* begin *

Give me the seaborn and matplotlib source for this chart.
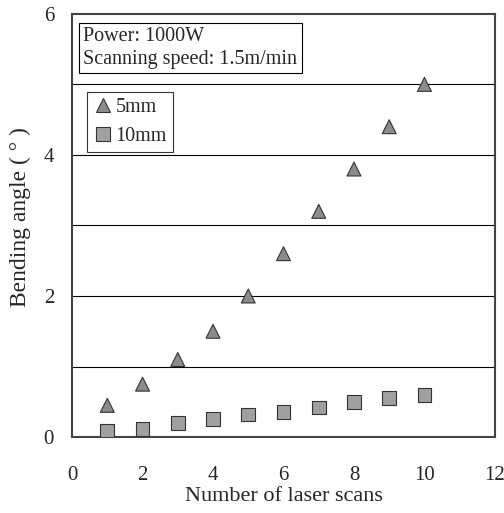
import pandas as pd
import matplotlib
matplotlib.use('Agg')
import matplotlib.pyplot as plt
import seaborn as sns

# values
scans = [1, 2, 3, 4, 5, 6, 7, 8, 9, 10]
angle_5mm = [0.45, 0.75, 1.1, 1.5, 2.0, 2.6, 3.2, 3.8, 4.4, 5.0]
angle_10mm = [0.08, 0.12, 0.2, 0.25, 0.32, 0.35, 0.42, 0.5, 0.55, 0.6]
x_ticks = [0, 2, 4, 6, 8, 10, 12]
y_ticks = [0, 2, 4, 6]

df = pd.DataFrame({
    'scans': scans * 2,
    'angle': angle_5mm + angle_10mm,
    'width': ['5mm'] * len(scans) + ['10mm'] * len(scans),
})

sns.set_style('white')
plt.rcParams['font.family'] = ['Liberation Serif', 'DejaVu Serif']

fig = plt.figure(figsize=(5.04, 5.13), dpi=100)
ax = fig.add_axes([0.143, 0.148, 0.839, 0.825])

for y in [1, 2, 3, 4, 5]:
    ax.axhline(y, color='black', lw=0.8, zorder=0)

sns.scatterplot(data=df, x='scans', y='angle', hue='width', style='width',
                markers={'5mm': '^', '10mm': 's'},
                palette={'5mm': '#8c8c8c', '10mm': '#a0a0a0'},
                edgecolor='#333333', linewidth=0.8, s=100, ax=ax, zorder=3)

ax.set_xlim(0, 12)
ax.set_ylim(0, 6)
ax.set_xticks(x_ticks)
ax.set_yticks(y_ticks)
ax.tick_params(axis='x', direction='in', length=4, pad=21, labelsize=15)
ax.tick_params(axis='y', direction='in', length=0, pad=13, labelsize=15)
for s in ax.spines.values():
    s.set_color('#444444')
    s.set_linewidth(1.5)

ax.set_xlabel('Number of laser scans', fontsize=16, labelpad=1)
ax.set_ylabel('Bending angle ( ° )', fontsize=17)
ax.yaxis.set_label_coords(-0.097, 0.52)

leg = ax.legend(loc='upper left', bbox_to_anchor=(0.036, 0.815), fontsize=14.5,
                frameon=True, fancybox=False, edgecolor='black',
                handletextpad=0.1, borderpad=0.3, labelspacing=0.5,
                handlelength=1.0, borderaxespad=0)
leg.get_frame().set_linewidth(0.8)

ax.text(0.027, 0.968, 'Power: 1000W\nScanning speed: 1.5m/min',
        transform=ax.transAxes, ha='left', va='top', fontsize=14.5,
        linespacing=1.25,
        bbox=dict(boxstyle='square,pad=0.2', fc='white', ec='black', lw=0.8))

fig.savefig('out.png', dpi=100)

* end *
* begin *

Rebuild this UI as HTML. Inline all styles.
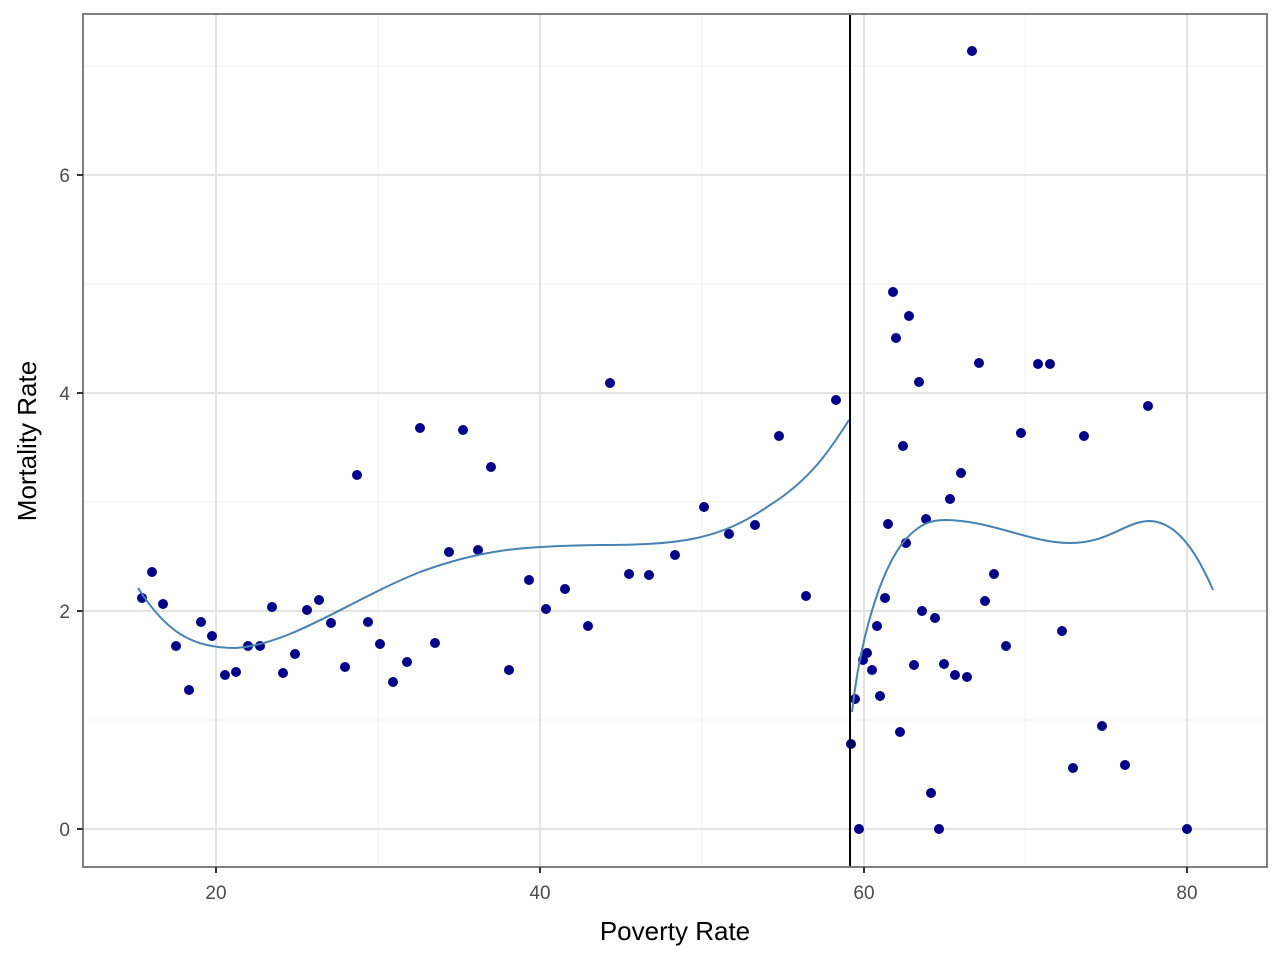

* end *
* begin *

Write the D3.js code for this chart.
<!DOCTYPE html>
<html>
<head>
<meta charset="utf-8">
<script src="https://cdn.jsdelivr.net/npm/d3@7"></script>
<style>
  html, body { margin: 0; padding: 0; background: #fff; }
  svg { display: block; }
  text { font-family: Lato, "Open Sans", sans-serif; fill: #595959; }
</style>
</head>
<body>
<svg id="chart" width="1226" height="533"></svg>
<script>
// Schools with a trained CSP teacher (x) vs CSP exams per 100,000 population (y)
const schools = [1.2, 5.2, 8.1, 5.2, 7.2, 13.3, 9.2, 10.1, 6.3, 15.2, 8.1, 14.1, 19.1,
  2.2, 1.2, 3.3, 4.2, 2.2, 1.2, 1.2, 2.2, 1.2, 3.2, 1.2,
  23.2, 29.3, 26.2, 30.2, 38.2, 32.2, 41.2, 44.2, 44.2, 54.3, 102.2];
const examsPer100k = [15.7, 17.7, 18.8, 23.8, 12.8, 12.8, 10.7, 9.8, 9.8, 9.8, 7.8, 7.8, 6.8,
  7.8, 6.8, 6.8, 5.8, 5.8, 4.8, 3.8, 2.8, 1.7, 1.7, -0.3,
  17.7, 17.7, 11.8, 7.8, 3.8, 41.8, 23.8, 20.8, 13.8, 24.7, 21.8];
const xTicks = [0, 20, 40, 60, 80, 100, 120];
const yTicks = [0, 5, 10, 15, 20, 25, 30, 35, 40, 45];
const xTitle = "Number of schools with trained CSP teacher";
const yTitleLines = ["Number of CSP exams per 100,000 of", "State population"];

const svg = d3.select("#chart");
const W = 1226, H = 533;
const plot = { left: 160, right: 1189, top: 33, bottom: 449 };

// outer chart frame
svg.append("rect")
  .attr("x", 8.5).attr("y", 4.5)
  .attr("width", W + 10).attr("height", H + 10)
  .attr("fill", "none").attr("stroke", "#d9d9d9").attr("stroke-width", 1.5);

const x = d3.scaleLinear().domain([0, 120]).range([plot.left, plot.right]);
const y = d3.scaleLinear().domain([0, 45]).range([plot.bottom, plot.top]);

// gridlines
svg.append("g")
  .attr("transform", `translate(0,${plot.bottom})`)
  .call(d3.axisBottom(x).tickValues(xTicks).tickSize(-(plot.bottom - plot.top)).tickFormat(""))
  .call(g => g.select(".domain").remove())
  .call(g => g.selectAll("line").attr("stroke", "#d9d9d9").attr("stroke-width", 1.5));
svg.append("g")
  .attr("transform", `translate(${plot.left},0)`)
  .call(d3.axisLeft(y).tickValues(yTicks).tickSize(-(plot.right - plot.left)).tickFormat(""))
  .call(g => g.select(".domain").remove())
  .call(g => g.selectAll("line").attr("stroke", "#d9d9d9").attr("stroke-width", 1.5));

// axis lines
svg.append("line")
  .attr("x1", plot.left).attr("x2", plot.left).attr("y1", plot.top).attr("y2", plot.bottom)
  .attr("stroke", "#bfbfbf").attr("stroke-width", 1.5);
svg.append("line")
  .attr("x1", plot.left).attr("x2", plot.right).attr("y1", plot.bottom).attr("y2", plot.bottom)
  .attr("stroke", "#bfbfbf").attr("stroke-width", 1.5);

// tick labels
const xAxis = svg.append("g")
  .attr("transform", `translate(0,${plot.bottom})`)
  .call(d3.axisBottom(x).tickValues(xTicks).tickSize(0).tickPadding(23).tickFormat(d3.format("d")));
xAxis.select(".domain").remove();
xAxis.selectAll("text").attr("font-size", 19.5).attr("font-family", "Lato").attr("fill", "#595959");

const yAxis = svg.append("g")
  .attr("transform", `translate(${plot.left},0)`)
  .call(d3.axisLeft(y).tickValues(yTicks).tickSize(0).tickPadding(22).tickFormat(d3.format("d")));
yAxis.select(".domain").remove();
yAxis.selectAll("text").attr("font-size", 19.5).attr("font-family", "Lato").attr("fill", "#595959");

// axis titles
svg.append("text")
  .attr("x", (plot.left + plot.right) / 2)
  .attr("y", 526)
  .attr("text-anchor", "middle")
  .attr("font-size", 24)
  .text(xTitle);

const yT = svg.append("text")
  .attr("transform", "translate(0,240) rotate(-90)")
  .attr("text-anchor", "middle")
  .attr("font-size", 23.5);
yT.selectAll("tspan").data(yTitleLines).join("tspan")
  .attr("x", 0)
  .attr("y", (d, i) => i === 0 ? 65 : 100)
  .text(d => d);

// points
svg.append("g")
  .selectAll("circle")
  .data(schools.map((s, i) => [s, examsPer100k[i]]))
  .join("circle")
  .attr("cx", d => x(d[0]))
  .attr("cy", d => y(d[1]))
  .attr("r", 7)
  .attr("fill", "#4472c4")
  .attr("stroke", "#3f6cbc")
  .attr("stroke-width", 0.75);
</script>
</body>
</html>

* end *

**Required task**. Identify and copy all lines with the word "this".

**Answer to the exercise**.
Give me the seaborn and matplotlib source for this chart.
Rebuild this UI as HTML. Inline all styles.
Write the D3.js code for this chart.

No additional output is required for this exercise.